Everyone hates the Oscars. It's the same scene every year. People chatter excitedly the day of the event, filling out prediction sheets and cooking dinners to be eaten while watching the show. They sit down by the TV hours before the actual event, attaching dozens of famous people prance about in skimpy outfits. This is all well and good for a few hours. Then the excitement wears off, the food runs out, and everyone's left staring blankly at a screen while their boredom slowly but surely builds. There's no real entertainment value in a show that celebrates entertainment.
After the show has dragged on for hours and everyone has lost interest, only one thing can revitalize the show; Oscar acceptance speeches. These speeches can come in many forms, some of which are significantly more entertaining then others. There are the people who are overcome with happiness and gratitude. Others speak passionately, and yet others joke around and make light of the whole deal. Those types of speeches are appreciated.
On the flip side of the coin, the speeches can also be boring as hell. The vast majority of the ramblings are exactly the same. Thank you, academy. Thanks family. I'd like to say thanks to my fans, most of all. Thanks again, and goodbye.
With speeches like this over and over again, you're almost relieved when people cheap out and just say a single "thank you" before taking their seats again. At least they keep the show moving forward.
Naturally, I wouldn't want to be part of that first group, instead wanting to make my speech entertaining. Therefore in the one-in-a-million chance that a ever do make such a speech, I'd want it to be something like this...
Hello everyone. Quiet down now, quiet down (insert awkward laugh here).
It's long been a dream of mine to win an Oscar. Standing where I am now, I have to reflect on the fact that I have succeeded where millions of lesser beings have failed, and that's truly a wonderful feeling. I've made it. Then again, is this whole Oscar thing really worth celebrating?
To be honest with you, I'm not sure if it does mean all that much to win an Oscar. I personally don't remember a single person who's won one, so they can't be that special in the grand scheme of things. I mean, who won best supporting actress in 1977? I sure as hell don't know. Were there even Oscars in 1977?
My point is, I do hope that I'll do more important things in my life then win a hunk of shiny metal. Still, there were some people who helped me win it, and so I suppose I should continue that tired custom of thanking people.
First of all, I'd like to make a clear point of my lack of gratitude towards the academy. It is my belief that a handful of crotchety old people should not make the official decision as to what's good entertainment and what's not. Instead of talking about them, let me list some people who've actually been useful to me.
There are my fans, who are helpful to me only when they spread my legend and give me their money. There's also my family, who supported me in everything I did and are really the only people who really deserve my gratitude. That only leaves one other person to thank. Myself.

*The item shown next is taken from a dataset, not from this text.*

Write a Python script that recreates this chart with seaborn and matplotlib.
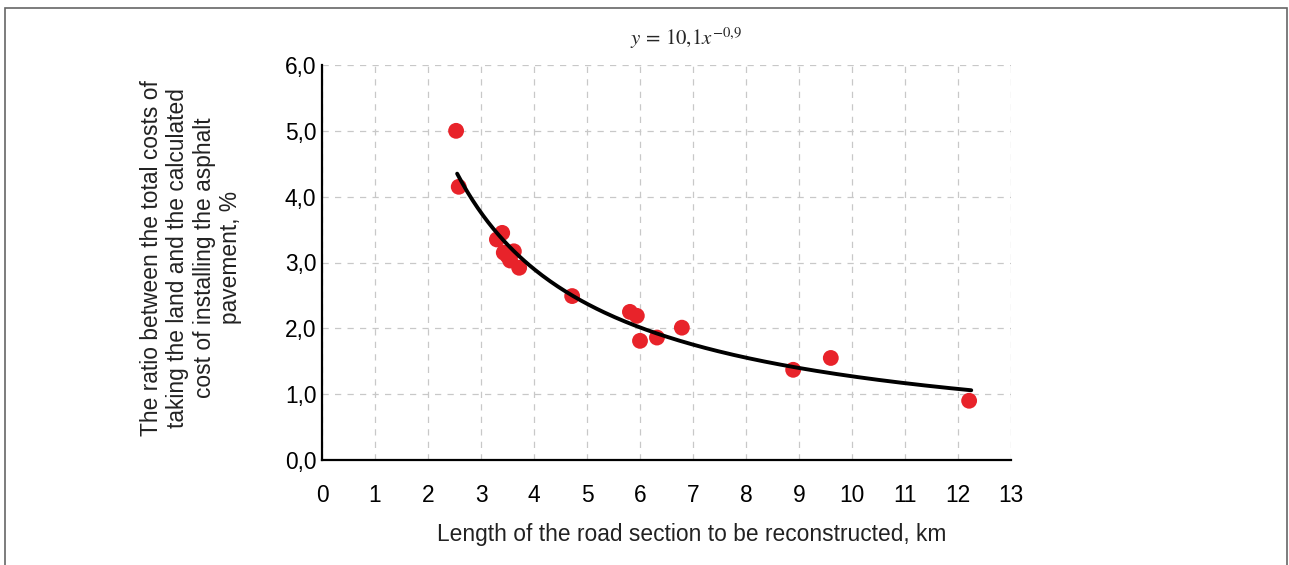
import numpy as np
import pandas as pd
import matplotlib
matplotlib.use('Agg')
import matplotlib.pyplot as plt
import seaborn as sns
from matplotlib.patches import Rectangle

# road section length, km
length_km = [2.53, 2.58, 3.30, 3.40, 3.43, 3.50, 3.55, 3.62, 3.72,
             4.72, 5.81, 5.94, 6.00, 6.32, 6.79, 8.89, 9.60, 12.21]
# cost ratio, %
ratio_pct = [5.00, 4.15, 3.35, 3.45, 3.15, 3.10, 3.03, 3.17, 2.92,
             2.49, 2.25, 2.19, 1.81, 1.86, 2.01, 1.37, 1.55, 0.90]

# power fit stated on the chart: y = 10,1 x^-0,9
fit_a = 10.1
fit_b = -0.9
fit_from, fit_to = 2.55, 12.25

x_ticks = list(range(0, 14))
y_ticks = [0, 1, 2, 3, 4, 5, 6]

df = pd.DataFrame({'length': length_km, 'ratio': ratio_pct})
fit_x = np.linspace(fit_from, fit_to, 200)
fit_df = pd.DataFrame({'length': fit_x, 'ratio': fit_a * fit_x ** fit_b})

sns.set_style('white')
plt.rcParams['font.family'] = ['Liberation Sans', 'DejaVu Sans']
plt.rcParams['mathtext.fontset'] = 'stix'

fig = plt.figure(figsize=(12.89, 5.65), dpi=100)
ax = fig.add_axes([322 / 1289, 1 - 460 / 565, (1011 - 322) / 1289, (460 - 65) / 565])

sns.scatterplot(data=df, x='length', y='ratio', ax=ax, color='#e8232a',
                s=130, edgecolor='none', zorder=3)
sns.lineplot(data=fit_df, x='length', y='ratio', ax=ax, color='black',
             linewidth=2.8, zorder=4)

ax.set_xlim(0, 13)
ax.set_ylim(0, 6)
ax.set_xticks(x_ticks)
ax.set_yticks(y_ticks)
ax.set_yticklabels([f'{v:.1f}'.replace('.', ',') for v in y_ticks])
ax.tick_params(axis='both', labelsize=16.4, colors='black')
ax.tick_params(axis='y', length=4, width=1.3, pad=0)
ax.tick_params(axis='x', length=0, pad=17)
ax.grid(True, color='#c8c8c8', linestyle=(0, (5, 5)), linewidth=0.9)
for side in ['top', 'right']:
    ax.spines[side].set_visible(False)
for side in ['left', 'bottom']:
    ax.spines[side].set_color('black')
    ax.spines[side].set_linewidth(1.6)
ax.set_xlabel('')
ax.set_ylabel('')

fig.text(686 / 1289, 1 - 38 / 565, r'$y\,=\,10{,}1x^{-0{,}9}$', ha='center',
         va='center', fontsize=15)
fig.text(692 / 1289, 1 - 535 / 565,
         'Length of the road section to be reconstructed, km',
         ha='center', va='center', fontsize=16.4, color='#222222')
fig.text(191 / 1289, 1 - 258 / 565,
         'The ratio between the total costs of\ntaking the land and the calculated\n'
         'cost of installing the asphalt\npavement, %',
         ha='center', va='center', rotation=90, fontsize=16.4, linespacing=1.18,
         color='#222222')

fig.patches.append(Rectangle((5 / 1289, -0.05), 1282 / 1289, 1.05 - 8 / 565,
                             transform=fig.transFigure, fill=False,
                             edgecolor='#666666', linewidth=1.2))

fig.savefig('out.png', dpi=100)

Before you people blow your stacks, let me tell you that I say this sincerely and confidently. Despite everyone who has helped me on the way to receiving this Oscar, in the end nobody put in more hours then the person you see before you. I was the one who trained the hardest, worked the hardest, believed in myself most readily. None of you out there put in as much work as I did, as is confirmed by the fact that I am standing here on this stage and you are not. It was me that got me onto this stage, and nothing you say can change that. Good day.
And thus, my career as an actor would end gloriously. In flames and tarnished, true, but gloriously. I may be sued ten billion dollars, but it would be worth it when my name went down in Oscar history. I do believe that I'd go out laughing, and isn't that all that counts?
Thanks for reading,
-Mark
PS; I'm very thankful that you aren't making me listen to another opera, Laura. I will read that book, although remember that you must listen to that Green Day album or have your reputation tarnished.
PPS; A measly 15 pushups today. How on earth did I do three times that many yesterday?